▶ _Entries with chart source code_:

--------

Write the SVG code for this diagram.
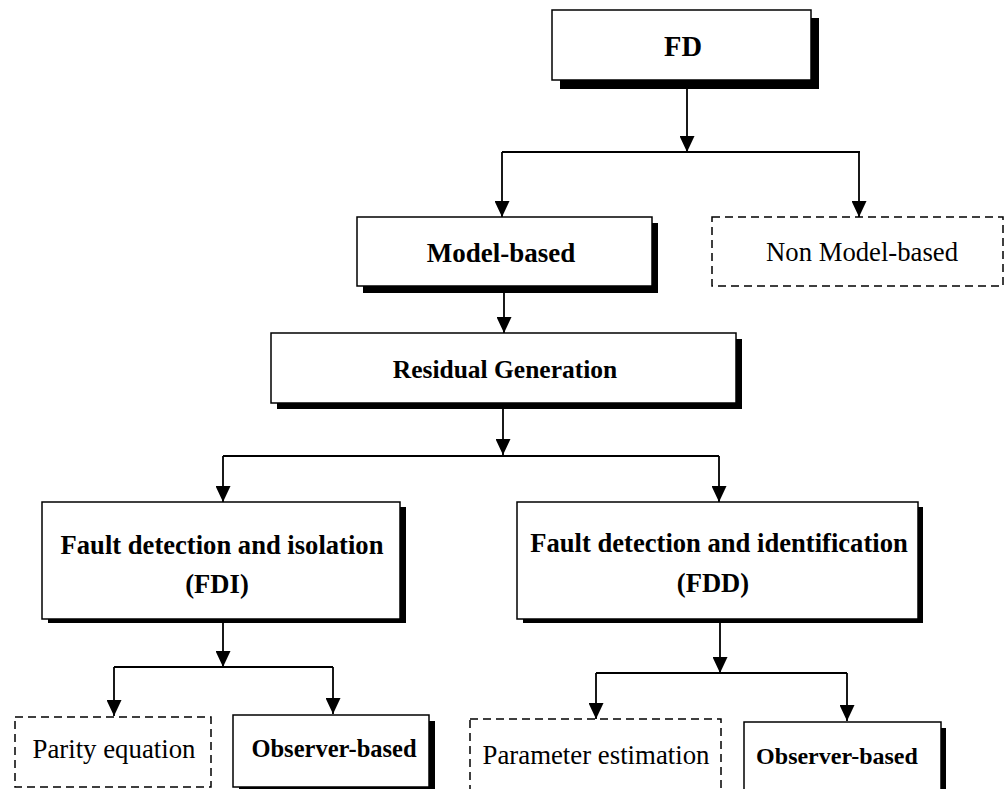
<svg xmlns="http://www.w3.org/2000/svg" width="1004" height="789" viewBox="0 0 1004 789">
  <style>
    .box { fill: #ffffff; stroke: #000000; stroke-width: 1.5; }
    .dash { fill: #ffffff; stroke: #000000; stroke-width: 1.5; stroke-dasharray: 8 5; }
    .shadow { fill: #000000; }
    .bold { font-family: "Liberation Serif", "Times New Roman", serif; font-size: 26.6px; font-weight: bold; fill: #000000; text-anchor: middle; }
    .plain { font-family: "Liberation Serif", "Times New Roman", serif; font-size: 26.7px; fill: #000000; text-anchor: middle; }
    .wire { fill: none; stroke: #000000; stroke-width: 1.8; }
  </style>
  <defs>
    <marker id="arrow" viewBox="0 0 16 15" refX="16" refY="7.5" markerWidth="16" markerHeight="15" markerUnits="userSpaceOnUse" orient="auto">
      <path d="M0,0 L16,7.5 L0,15 Z" fill="#000000"/>
    </marker>
  </defs>
  <rect width="1004" height="789" fill="#ffffff"/>

  <g id="connectors">
    <!-- FD to first split -->
    <line class="wire" x1="687" y1="89" x2="687" y2="152" marker-end="url(#arrow)"/>
    <polyline class="wire" points="502,152 860,152"/>
    <line class="wire" x1="502" y1="152" x2="502" y2="217" marker-end="url(#arrow)"/>
    <line class="wire" x1="859" y1="152" x2="859" y2="217" marker-end="url(#arrow)"/>
    <!-- Model-based to Residual Generation -->
    <line class="wire" x1="504" y1="293" x2="504" y2="333" marker-end="url(#arrow)"/>
    <!-- Residual Generation to second split -->
    <line class="wire" x1="503" y1="409" x2="503" y2="455" marker-end="url(#arrow)"/>
    <polyline class="wire" points="223,456 719,456"/>
    <line class="wire" x1="223" y1="456" x2="223" y2="502" marker-end="url(#arrow)"/>
    <line class="wire" x1="719" y1="456" x2="719" y2="502" marker-end="url(#arrow)"/>
    <!-- FDI branch -->
    <line class="wire" x1="223" y1="623" x2="223" y2="667" marker-end="url(#arrow)"/>
    <polyline class="wire" points="114,667 333,667"/>
    <line class="wire" x1="114" y1="667" x2="114" y2="716" marker-end="url(#arrow)"/>
    <line class="wire" x1="333" y1="667" x2="333" y2="714" marker-end="url(#arrow)"/>
    <!-- FDD branch -->
    <line class="wire" x1="720" y1="623" x2="720" y2="673" marker-end="url(#arrow)"/>
    <polyline class="wire" points="596,673 847,673"/>
    <line class="wire" x1="596" y1="673" x2="596" y2="719" marker-end="url(#arrow)"/>
    <line class="wire" x1="847" y1="673" x2="847" y2="721" marker-end="url(#arrow)"/>
  </g>

  <g id="fd">
    <rect class="shadow" x="560" y="18" width="259" height="71"/>
    <rect class="box" x="552" y="10" width="259" height="70"/>
    <text class="bold" x="683" y="56" style="font-size:28.5px">FD</text>
  </g>

  <g id="model-based">
    <rect class="shadow" x="363" y="223" width="295" height="70"/>
    <rect class="box" x="357" y="217" width="295" height="69"/>
    <text class="bold" x="501" y="262" style="font-size:27px">Model-based</text>
  </g>

  <g id="non-model-based">
    <rect class="dash" x="712" y="217" width="291" height="69"/>
    <text class="plain" x="862" y="261">Non Model-based</text>
  </g>

  <g id="residual-generation">
    <rect class="shadow" x="277" y="339" width="465" height="70"/>
    <rect class="box" x="271" y="333" width="465" height="70"/>
    <text class="bold" x="505" y="378" style="font-size:25.5px">Residual Generation</text>
  </g>

  <g id="fdi">
    <rect class="shadow" x="48" y="507" width="358" height="116"/>
    <rect class="box" x="42" y="502" width="358" height="117"/>
    <text class="bold" x="222" y="554">Fault detection and isolation</text>
    <text class="bold" x="217" y="593">(FDI)</text>
  </g>

  <g id="fdd">
    <rect class="shadow" x="523" y="507" width="400" height="116"/>
    <rect class="box" x="517" y="502" width="401" height="117"/>
    <text class="bold" x="719" y="552">Fault detection and identification</text>
    <text class="bold" x="713" y="592">(FDD)</text>
  </g>

  <g id="parity-equation">
    <rect class="dash" x="15" y="717" width="196" height="70"/>
    <text class="plain" x="114" y="758" style="font-size:26.8px">Parity equation</text>
  </g>

  <g id="observer-based-fdi">
    <rect class="shadow" x="239" y="721" width="196" height="72"/>
    <rect class="box" x="233" y="715" width="196" height="72"/>
    <text class="bold" x="334" y="757" style="font-size:24.5px">Observer-based</text>
  </g>

  <g id="parameter-estimation">
    <rect class="dash" x="470" y="719" width="251" height="72"/>
    <text class="plain" x="596" y="764" style="font-size:26.8px">Parameter estimation</text>
  </g>

  <g id="observer-based-fdd">
    <rect class="shadow" x="750" y="728" width="196" height="72"/>
    <rect class="box" x="744" y="722" width="197" height="72"/>
    <text class="bold" x="837" y="764" style="font-size:24px">Observer-based</text>
  </g>
</svg>
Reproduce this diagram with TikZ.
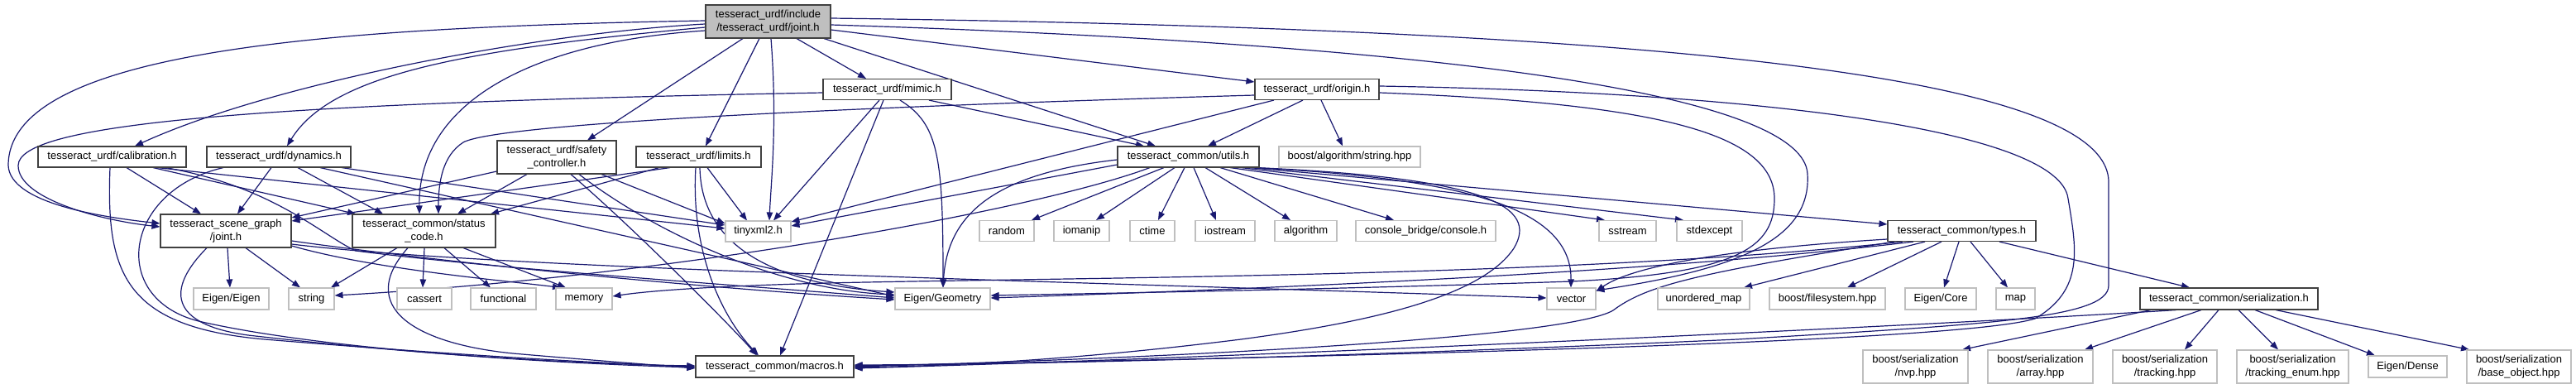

--------

▶ _WORK REQUIRED_: Return the full material word for word. Do not include the pictures.

▶ _EXERCISE RESPONSE_:
Write the SVG code for this diagram.
<svg xmlns="http://www.w3.org/2000/svg" width="1004" height="789" viewBox="0 0 1004 789">
  <style>
    .box { fill: #ffffff; stroke: #000000; stroke-width: 1.5; }
    .dash { fill: #ffffff; stroke: #000000; stroke-width: 1.5; stroke-dasharray: 8 5; }
    .shadow { fill: #000000; }
    .bold { font-family: "Liberation Serif", "Times New Roman", serif; font-size: 26.6px; font-weight: bold; fill: #000000; text-anchor: middle; }
    .plain { font-family: "Liberation Serif", "Times New Roman", serif; font-size: 26.7px; fill: #000000; text-anchor: middle; }
    .wire { fill: none; stroke: #000000; stroke-width: 1.8; }
  </style>
  <defs>
    <marker id="arrow" viewBox="0 0 16 15" refX="16" refY="7.5" markerWidth="16" markerHeight="15" markerUnits="userSpaceOnUse" orient="auto">
      <path d="M0,0 L16,7.5 L0,15 Z" fill="#000000"/>
    </marker>
  </defs>
  <rect width="1004" height="789" fill="#ffffff"/>

  <g id="connectors">
    <!-- FD to first split -->
    <line class="wire" x1="687" y1="89" x2="687" y2="152" marker-end="url(#arrow)"/>
    <polyline class="wire" points="502,152 860,152"/>
    <line class="wire" x1="502" y1="152" x2="502" y2="217" marker-end="url(#arrow)"/>
    <line class="wire" x1="859" y1="152" x2="859" y2="217" marker-end="url(#arrow)"/>
    <!-- Model-based to Residual Generation -->
    <line class="wire" x1="504" y1="293" x2="504" y2="333" marker-end="url(#arrow)"/>
    <!-- Residual Generation to second split -->
    <line class="wire" x1="503" y1="409" x2="503" y2="455" marker-end="url(#arrow)"/>
    <polyline class="wire" points="223,456 719,456"/>
    <line class="wire" x1="223" y1="456" x2="223" y2="502" marker-end="url(#arrow)"/>
    <line class="wire" x1="719" y1="456" x2="719" y2="502" marker-end="url(#arrow)"/>
    <!-- FDI branch -->
    <line class="wire" x1="223" y1="623" x2="223" y2="667" marker-end="url(#arrow)"/>
    <polyline class="wire" points="114,667 333,667"/>
    <line class="wire" x1="114" y1="667" x2="114" y2="716" marker-end="url(#arrow)"/>
    <line class="wire" x1="333" y1="667" x2="333" y2="714" marker-end="url(#arrow)"/>
    <!-- FDD branch -->
    <line class="wire" x1="720" y1="623" x2="720" y2="673" marker-end="url(#arrow)"/>
    <polyline class="wire" points="596,673 847,673"/>
    <line class="wire" x1="596" y1="673" x2="596" y2="719" marker-end="url(#arrow)"/>
    <line class="wire" x1="847" y1="673" x2="847" y2="721" marker-end="url(#arrow)"/>
  </g>

  <g id="fd">
    <rect class="shadow" x="560" y="18" width="259" height="71"/>
    <rect class="box" x="552" y="10" width="259" height="70"/>
    <text class="bold" x="683" y="56" style="font-size:28.5px">FD</text>
  </g>

  <g id="model-based">
    <rect class="shadow" x="363" y="223" width="295" height="70"/>
    <rect class="box" x="357" y="217" width="295" height="69"/>
    <text class="bold" x="501" y="262" style="font-size:27px">Model-based</text>
  </g>

  <g id="non-model-based">
    <rect class="dash" x="712" y="217" width="291" height="69"/>
    <text class="plain" x="862" y="261">Non Model-based</text>
  </g>

  <g id="residual-generation">
    <rect class="shadow" x="277" y="339" width="465" height="70"/>
    <rect class="box" x="271" y="333" width="465" height="70"/>
    <text class="bold" x="505" y="378" style="font-size:25.5px">Residual Generation</text>
  </g>

  <g id="fdi">
    <rect class="shadow" x="48" y="507" width="358" height="116"/>
    <rect class="box" x="42" y="502" width="358" height="117"/>
    <text class="bold" x="222" y="554">Fault detection and isolation</text>
    <text class="bold" x="217" y="593">(FDI)</text>
  </g>

  <g id="fdd">
    <rect class="shadow" x="523" y="507" width="400" height="116"/>
    <rect class="box" x="517" y="502" width="401" height="117"/>
    <text class="bold" x="719" y="552">Fault detection and identification</text>
    <text class="bold" x="713" y="592">(FDD)</text>
  </g>

  <g id="parity-equation">
    <rect class="dash" x="15" y="717" width="196" height="70"/>
    <text class="plain" x="114" y="758" style="font-size:26.8px">Parity equation</text>
  </g>

  <g id="observer-based-fdi">
    <rect class="shadow" x="239" y="721" width="196" height="72"/>
    <rect class="box" x="233" y="715" width="196" height="72"/>
    <text class="bold" x="334" y="757" style="font-size:24.5px">Observer-based</text>
  </g>

  <g id="parameter-estimation">
    <rect class="dash" x="470" y="719" width="251" height="72"/>
    <text class="plain" x="596" y="764" style="font-size:26.8px">Parameter estimation</text>
  </g>

  <g id="observer-based-fdd">
    <rect class="shadow" x="750" y="728" width="196" height="72"/>
    <rect class="box" x="744" y="722" width="197" height="72"/>
    <text class="bold" x="837" y="764" style="font-size:24px">Observer-based</text>
  </g>
</svg>
Reproduce this diagram with TikZ.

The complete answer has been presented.